Given problem:
Leave out the pictures and retype only the lines from the opening line to the line that holds "gravel_boundary_y = [0, 100]", both ends included.
───
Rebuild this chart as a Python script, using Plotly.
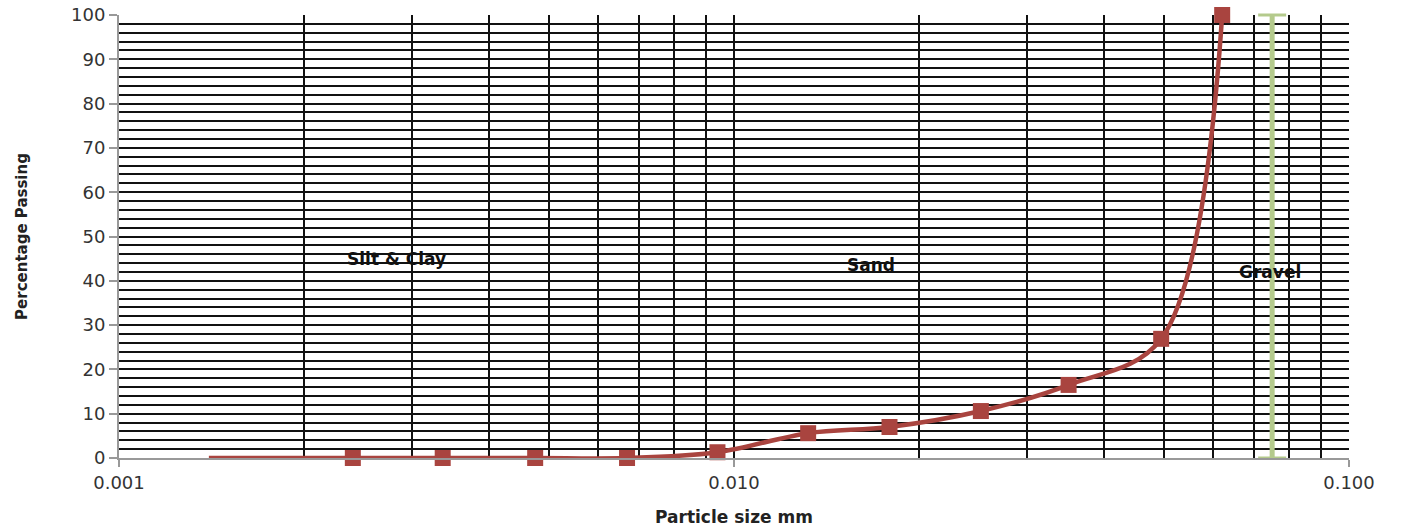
import math
import plotly.graph_objects as go

# Data
particle_size = [0.0014, 0.0024, 0.00336, 0.00475, 0.0067, 0.0094, 0.0132, 0.0179, 0.0252, 0.0350, 0.0495, 0.0622]
percent_passing = [0, 0, 0, 0, 0, 1.3, 5.6, 7.0, 10.6, 16.5, 26.9, 100]
marker_sizes = [0, 16, 16, 16, 16, 16, 16, 16, 16, 16, 16, 16]

gravel_boundary_x = [0.075, 0.075]
gravel_boundary_y = [0, 100]

x_tick_vals = [0.001, 0.01, 0.1]
x_tick_text = ["0.001", "0.010", "0.100"]
x_minor_vals = [m * d for d in (0.001, 0.01) for m in range(2, 10)]

zone_labels = ["Silt & Clay", "Sand", "Gravel"]
zone_x = [0.00283, 0.0167, 0.0744]
zone_y = [44.9, 43.6, 42.0]

RED = "#a9443f"
GREEN = "#b4ca8c"
FONT = "DejaVu Sans"

fig = go.Figure()

fig.add_trace(go.Scatter(
    x=particle_size, y=percent_passing,
    mode="lines+markers",
    line=dict(color=RED, width=4.5, shape="spline", smoothing=1),
    marker=dict(symbol="square", size=marker_sizes, color=RED, opacity=1, line=dict(width=0)),
    cliponaxis=False, showlegend=False,
))

fig.add_trace(go.Scatter(
    x=gravel_boundary_x, y=gravel_boundary_y,
    mode="lines+markers",
    line=dict(color=GREEN, width=5),
    marker=dict(symbol="line-ew", size=20, opacity=1, line=dict(color=GREEN, width=3)),
    cliponaxis=False, showlegend=False,
))

for lbl, zx, zy in zip(zone_labels, zone_x, zone_y):
    fig.add_annotation(x=math.log10(zx), y=zy, xref="x", yref="y", text=f"<b>{lbl}</b>",
                       showarrow=False, font=dict(family=FONT, size=17, color="#111"),
                       bgcolor="rgba(0,0,0,0)",
                       xanchor="center", yanchor="middle")

fig.update_xaxes(
    type="log", range=[-3, -1],
    tickmode="array", tickvals=x_tick_vals, ticktext=x_tick_text,
    ticks="outside", ticklen=7, tickcolor="#999", tickwidth=1.5,
    showgrid=True, gridcolor="#111", gridwidth=1.5,
    minor=dict(tickmode="array", tickvals=x_minor_vals, showgrid=True,
               gridcolor="#111", gridwidth=1.5, ticks=""),
    showline=True, linecolor="#999", linewidth=2,
    zeroline=False, automargin=False,
    tickfont=dict(family=FONT, size=18, color="#333"),
    title=dict(text="<b>Particle size mm</b>", font=dict(family=FONT, size=17, color="#222"), standoff=20),
)

fig.update_yaxes(
    range=[0, 100], tickmode="linear", tick0=0, dtick=10,
    ticks="outside", ticklen=8, tickcolor="#999", tickwidth=1.5,
    showgrid=True, gridcolor="#111", gridwidth=1.5,
    minor=dict(dtick=2, showgrid=True, gridcolor="#111", gridwidth=1.5, ticks=""),
    showline=True, linecolor="#999", linewidth=2,
    zeroline=False, automargin=False,
    tickfont=dict(family=FONT, size=18, color="#333"),
    title=dict(text="<b>Percentage Passing</b>", font=dict(family=FONT, size=15, color="#222"), standoff=40),
)

fig.update_layout(
    width=1401, height=529,
    margin=dict(l=119, r=52, t=15, b=71),
    plot_bgcolor="white", paper_bgcolor="white",
)

fig.write_html("out.html")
───
Final result:
Rebuild this chart as a Python script, using Plotly.
import math
import plotly.graph_objects as go

# Data
particle_size = [0.0014, 0.0024, 0.00336, 0.00475, 0.0067, 0.0094, 0.0132, 0.0179, 0.0252, 0.0350, 0.0495, 0.0622]
percent_passing = [0, 0, 0, 0, 0, 1.3, 5.6, 7.0, 10.6, 16.5, 26.9, 100]
marker_sizes = [0, 16, 16, 16, 16, 16, 16, 16, 16, 16, 16, 16]

gravel_boundary_x = [0.075, 0.075]
gravel_boundary_y = [0, 100]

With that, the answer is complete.